--- Aim ---
Return only the count of lines in which the word "this" appears.
* begin Task material *
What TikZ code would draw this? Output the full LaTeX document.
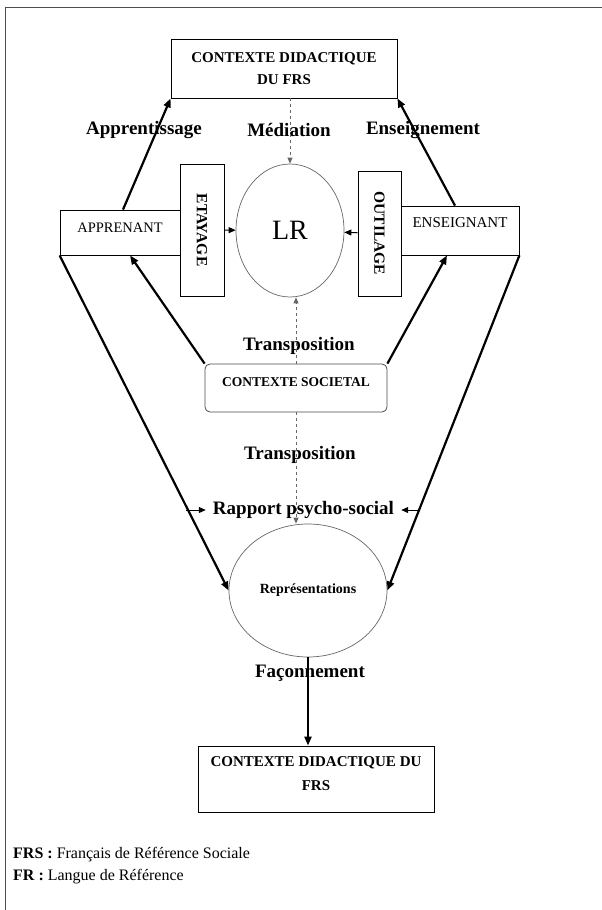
\documentclass[tikz,border=0pt]{standalone}
\usepackage{fontspec}
\setmainfont{Liberation Serif}
\usetikzlibrary{arrows.meta,shapes.geometric}

\begin{document}
\begin{tikzpicture}[x=1pt,y=-1pt]
\tikzstyle{box} = [draw, rectangle, line width=0.8pt, inner sep=2pt, fill=white]
\tikzstyle{oval} = [draw=black!60, ellipse, line width=0.7pt, inner sep=0pt]
\tikzstyle{lbl} = [font=\fontsize{19}{22}\selectfont\bfseries, inner sep=1pt]
\tikzstyle{big} = [-{Triangle[length=9pt,width=7pt]}, line width=2.2pt]
\tikzstyle{small} = [-{Triangle[length=7pt,width=6pt]}, line width=1pt]
\tikzstyle{dsh} = [-{Triangle[length=6pt,width=5pt]}, dashed, black!60, line width=0.9pt]

\useasboundingbox (0,0) rectangle (602,910);
\draw [line width=1pt, black!70] (5,915) -- (5,7) -- (610,7);

% boxes
\node [box, minimum width=226, minimum height=59, align=center,
  font=\fontsize{15}{22}\selectfont\bfseries] (top) at (284, 68.5) {CONTEXTE DIDACTIQUE\\DU FRS};
\node [box, minimum width=120, minimum height=45, text depth=9pt,
  font=\fontsize{14.5}{17}\selectfont] (appr) at (120, 232.5) {APPRENANT};
\node [box, minimum width=118, minimum height=49, text depth=16pt,
  font=\fontsize{15}{17}\selectfont] (ens) at (460, 230.5) {ENSEIGNANT};
\node [box, rotate=-90, minimum width=132, minimum height=44,
  font=\fontsize{15.5}{17}\selectfont\bfseries] (eta) at (202, 230) {ETAYAGE};
\node [box, rotate=-90, minimum width=125, minimum height=43,
  font=\fontsize{15.5}{17}\selectfont\bfseries] (outil) at (379.5, 233.5) {OUTILAGE};
\node [box, rounded corners=5pt, draw=black!70, minimum width=182, minimum height=48, text depth=12pt,
  font=\fontsize{13.5}{16}\selectfont\bfseries] (soc) at (296, 388) {CONTEXTE SOCIETAL};
\node [box, minimum width=236, minimum height=66, align=center,
  font=\fontsize{15}{24}\selectfont\bfseries] (bot) at (316, 779) {CONTEXTE DIDACTIQUE DU\\FRS\\[-14pt]};

% ovals
\node [oval, minimum width=108, minimum height=133, font=\fontsize{28}{30}\selectfont] (lr) at (290, 230.5) {LR};
\node [oval, minimum width=158, minimum height=133, font=\fontsize{14}{16}\selectfont\bfseries] (repr) at (308, 590.5) {Représentations};

% labels
\node [lbl] (app) at (144, 130) {Apprentissage};
\node [lbl] (med) at (289, 130) {Médiation};
\node [lbl] (ensl) at (423, 130) {Enseignement};
\node [lbl] (tr1) at (299, 346) {Transposition};
\node [lbl] (tr2) at (300, 455) {Transposition};
\node [lbl, inner xsep=7pt] (rap) at (303.5, 510) {Rapport psycho-social};
\node [lbl] (fac) at (310, 673) {Façonnement};

\node [anchor=west, inner sep=0pt, font=\fontsize{16}{18}\selectfont] (frs) at (13, 855) {\textbf{FRS :} Français de Référence Sociale};
\node [anchor=west, inner sep=0pt, font=\fontsize{16}{18}\selectfont] (fr) at (13, 877) {\textbf{FR :} Langue de Référence};

\coordinate (rl) at (186, 510);
\coordinate (rr) at (418, 510);

% connectors
\draw [big] ([xshift=3pt]appr.north) -- (top.south west);
\draw [big] ([xshift=-5pt]ens.north) -- (top.south east);
\draw [big] (appr.south west) -- (repr.west);
\draw [big] (ens.south east) -- (repr.east);
\draw [big] (soc.north west) -- ([xshift=10pt]appr.south);
\draw [big] (soc.north east) -- ([xshift=-13pt]ens.south);
\draw [big] (repr.south) -- (repr.south |- bot.north);

\draw [small] (eta) -- (lr);
\draw [small] (outil) -- (lr);
\draw [small] (rl) -- (rap.west);
\draw [small] (rr) -- (rap.east);

\draw [dsh] (lr.north |- top.south) -- (lr.north);
\draw [dsh] (soc.north) -- (soc.north |- lr.south);
\draw [dsh] (soc.south) -- (soc.south |- repr.north);

\end{tikzpicture}
\end{document}
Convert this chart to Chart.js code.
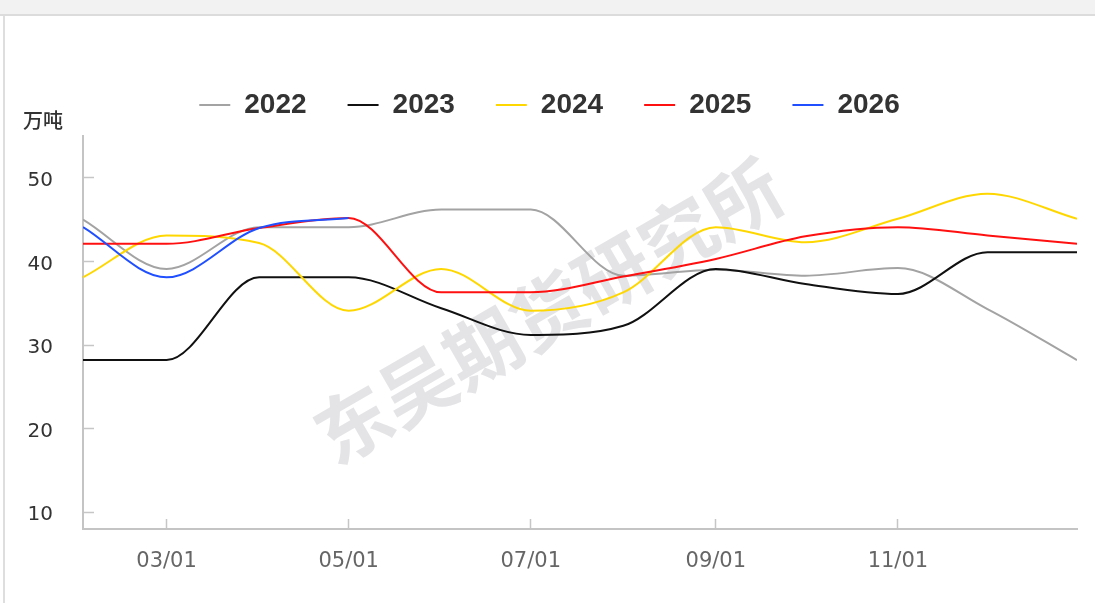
<!DOCTYPE html>
<html>
<head>
<meta charset="utf-8">
<script src="https://cdn.jsdelivr.net/npm/chart.js@4.4.0/dist/chart.umd.min.js"></script>
<style>
  html, body { margin: 0; padding: 0; background: #fff; }
  body { width: 1095px; height: 603px; position: relative; overflow: hidden; }
  .topbar { position: absolute; left: 0; top: 0; width: 1095px; height: 14px; background: #f2f2f2; border-bottom: 2px solid #dcdcdc; }
  .leftline { position: absolute; left: 3px; top: 16px; width: 2px; height: 587px; background: #dedede; }
  #wrap { position: absolute; left: 0; top: 0; width: 1095px; height: 603px; }
</style>
</head>
<body>
<div class="topbar"></div>
<div class="leftline"></div>
<div id="wrap"><canvas id="chart"></canvas></div>
<script>
const dates = ['02/01', '03/01', '04/01', '05/01', '06/01', '07/01', '08/01', '09/01', '10/01', '11/01', '12/01', '12/31'];
const years = ['2022', '2023', '2024', '2025', '2026'];
const s2022 = [45.0, 39.1, 44.1, 44.1, 46.2, 46.2, 38.3, 39.0, 38.3, 39.2, 34.3, 28.2];
const s2023 = [28.2, 28.2, 38.1, 38.1, 34.4, 31.2, 32.3, 39.1, 37.3, 36.1, 41.1, 41.1];
const s2024 = [38.1, 43.1, 42.2, 34.1, 39.1, 34.1, 36.3, 44.1, 42.3, 45.1, 48.1, 45.1];
const s2025 = [42.1, 42.1, 44.0, 45.2, 36.3, 36.3, 38.2, 40.3, 43.0, 44.1, 43.1, 42.1];
const s2026 = [44.1, 38.1, 44.0, 45.2];
const lineColors = ['#a3a3a3', '#111111', '#ffd700', '#ff1010', '#1f4fff'];
const xTickDates = ['03/01', '05/01', '07/01', '09/01', '11/01'];
const yTicks = [10, 20, 30, 40, 50];
const unitLabel = '万吨';
const watermark = '东吴期货研究所';

function dayOfYear(md) {
    const [m, d] = md.split('/').map(Number);
    return (Date.UTC(2023, m - 1, d) - Date.UTC(2023, 0, 1)) / 86400000;
}

function toPoints(values) {
    return values.map((v, i) => ({ x: dayOfYear(dates[i]), y: v }));
}

const allSeries = [s2022, s2023, s2024, s2025, s2026];
const datasets = years.map((year, i) => ({
    label: year,
    data: toPoints(allSeries[i]),
    borderColor: lineColors[i],
    backgroundColor: lineColors[i],
    borderWidth: 2,
    pointRadius: 0,
    fill: false,
    cubicInterpolationMode: 'monotone',
    order: years.length - i
}));

// extra room under the legend
const legendGap = {
    id: 'legendGap',
    beforeInit(chart) {
        const fitLegend = chart.legend.fit;
        chart.legend.fit = function () {
            fitLegend.bind(chart.legend)();
            this.height += 7;
        };
    }
};

// watermark behind the lines, unit label over the y axis
const decorations = {
    id: 'decorations',
    beforeDatasetsDraw(chart) {
        const ctx = chart.ctx;
        ctx.save();
        ctx.translate(548, 311);
        ctx.rotate(-30 * Math.PI / 180);
        ctx.font = 'bold 75px "Noto Sans CJK SC"';
        ctx.fillStyle = '#e4e4e7';
        ctx.textAlign = 'center';
        ctx.textBaseline = 'middle';
        ctx.fillText(watermark, 0, 0);
        ctx.restore();
    },
    afterDraw(chart) {
        const ctx = chart.ctx;
        ctx.save();
        ctx.font = '500 20px "Noto Sans CJK SC"';
        ctx.fillStyle = '#333';
        ctx.textAlign = 'center';
        ctx.textBaseline = 'middle';
        ctx.fillText(unitLabel, 43, 120);
        ctx.restore();
    }
};

const ctx = document.getElementById('chart').getContext('2d');
new Chart(ctx, {
    type: 'line',
    data: { datasets },
    plugins: [legendGap, decorations],
    options: {
        responsive: true,
        maintainAspectRatio: false,
        animation: false,
        layout: { padding: { top: 50, left: 22, right: 18, bottom: 0 } },
        plugins: {
            tooltip: { enabled: false },
            legend: {
                position: 'top',
                labels: {
                    usePointStyle: true,
                    pointStyle: 'line',
                    pointStyleWidth: 31,
                    padding: 41,
                    color: '#333',
                    font: { family: '"Liberation Sans"', size: 28, weight: 'bold' },
                    sort: (a, b) => a.datasetIndex - b.datasetIndex
                }
            }
        },
        scales: {
            x: {
                type: 'linear',
                min: dayOfYear(dates[0]),
                max: dayOfYear(dates[dates.length - 1]),
                afterBuildTicks: scale => { scale.ticks = xTickDates.map(d => ({ value: dayOfYear(d) })); },
                afterFit: scale => { scale.height = 74; },
                grid: { drawOnChartArea: false, drawTicks: true, tickLength: -10, tickColor: '#c6c6c6', tickWidth: 1.5 },
                border: { color: '#c4c4c4', width: 2 },
                ticks: {
                    padding: 30,
                    color: '#666',
                    font: { family: '"DejaVu Sans"', size: 21 },
                    maxRotation: 0,
                    callback: (value, index) => xTickDates[index]
                }
            },
            y: {
                min: 8,
                max: 55,
                afterBuildTicks: scale => { scale.ticks = yTicks.map(v => ({ value: v })); },
                afterFit: scale => { scale.width = 61; },
                grid: { drawOnChartArea: false, drawTicks: true, tickLength: -11, tickColor: '#c6c6c6', tickWidth: 1.5 },
                border: { color: '#c4c4c4', width: 2 },
                ticks: {
                    padding: 41,
                    labelOffset: 3,
                    color: '#333',
                    font: { family: '"DejaVu Sans"', size: 20 }
                }
            }
        }
    }
});
</script>
</body>
</html>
* end Task material *
--- Expected answer ---
3